Diaphragm walling refers to the in-situ construction of vertical walls by means of deep trench excavations. Stability of the excavation is maintained by the use of a drilling fluid, usually a bentonite suspension. The walls are constructed in discrete panel lengths ranging typically between 2.5m and 7.0m using purpose built grabs or, in appropriate circumstances, milling machines (hydromills). Excavation is typically carried out using either rope-suspended mechanical or hydraulically operated grabs.
Standard grabs range in weight from 8-20 tonnes. The grabs are mounted on 80- 120 tonne hydraulic base crane units providing stability and suitable line pull. Specific applications and ground conditions demand the use of hydromills – hydraulically operated reverse circulation trench cutters where the excavation technique is by 'cutting' as opposed to 'digging'.

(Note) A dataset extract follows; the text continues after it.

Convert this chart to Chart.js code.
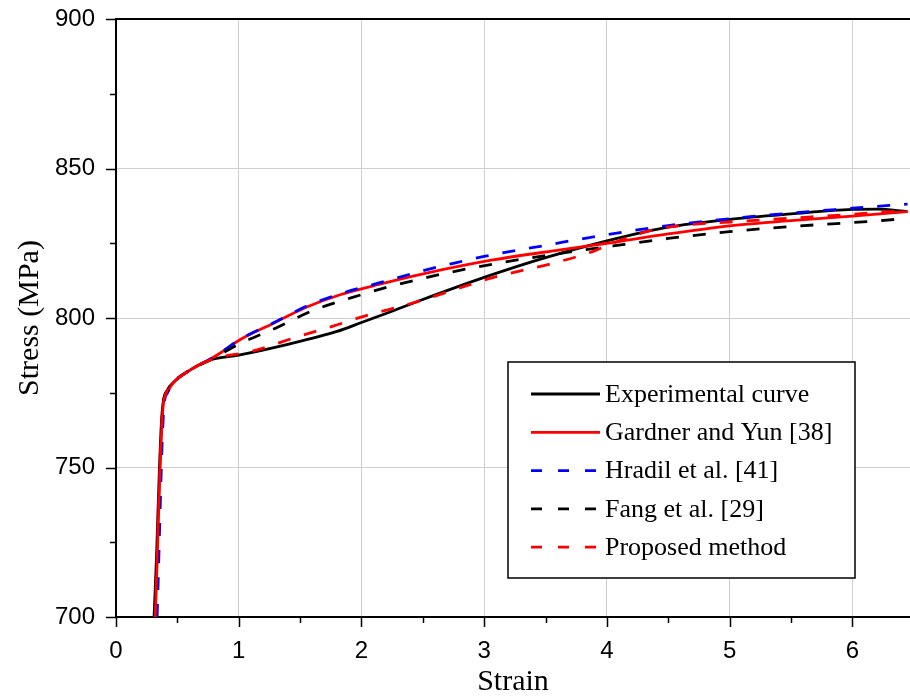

This technique is appropriate for deeper diaphragm walls and walls located in granular materials and soft rock. Where panels are constructed in a line, abutting one another to form a retaining wall, the term diaphragm walling applies. Purpose made stop ends are used to form the joints between adjacent panels and a water bar can be incorporated across these joints. Where additional bending moment capacity or wall stiffness is required more complicated arrangements can be constructed, e.g. 'L' shaped or 'T' shaped panels.
Standard widths of diaphragm walling equipment are 600, 800, 1000, 1200 and 1500mm although greater can be provided. Depths are typically constructed up to 50m using grabs and up to 80m using standard hydromills. One significant advantage of using diaphragm walling is the facility to incorporate floor slab connections and recessed formwork into the walls. Verticality tolerances are typically up to 1:200 and onboard monitoring is now available to provide real-time monitoring of excavation accuracy. Management of the bentonite or alternative drilling fluid requires controlled use of specialist desanding, desilting and centrifuge equipment.
Unit capacities range from 100 to 500m³/hour. Diaphragm walls are particularly suited in the construction of deep basements when used in conjunction with "top down" construction techniques. The "top down" method of construction is designed to enable above ground construction work to be carried out simultaneously with the excavation of the basement resulting in significant saving of time on a project.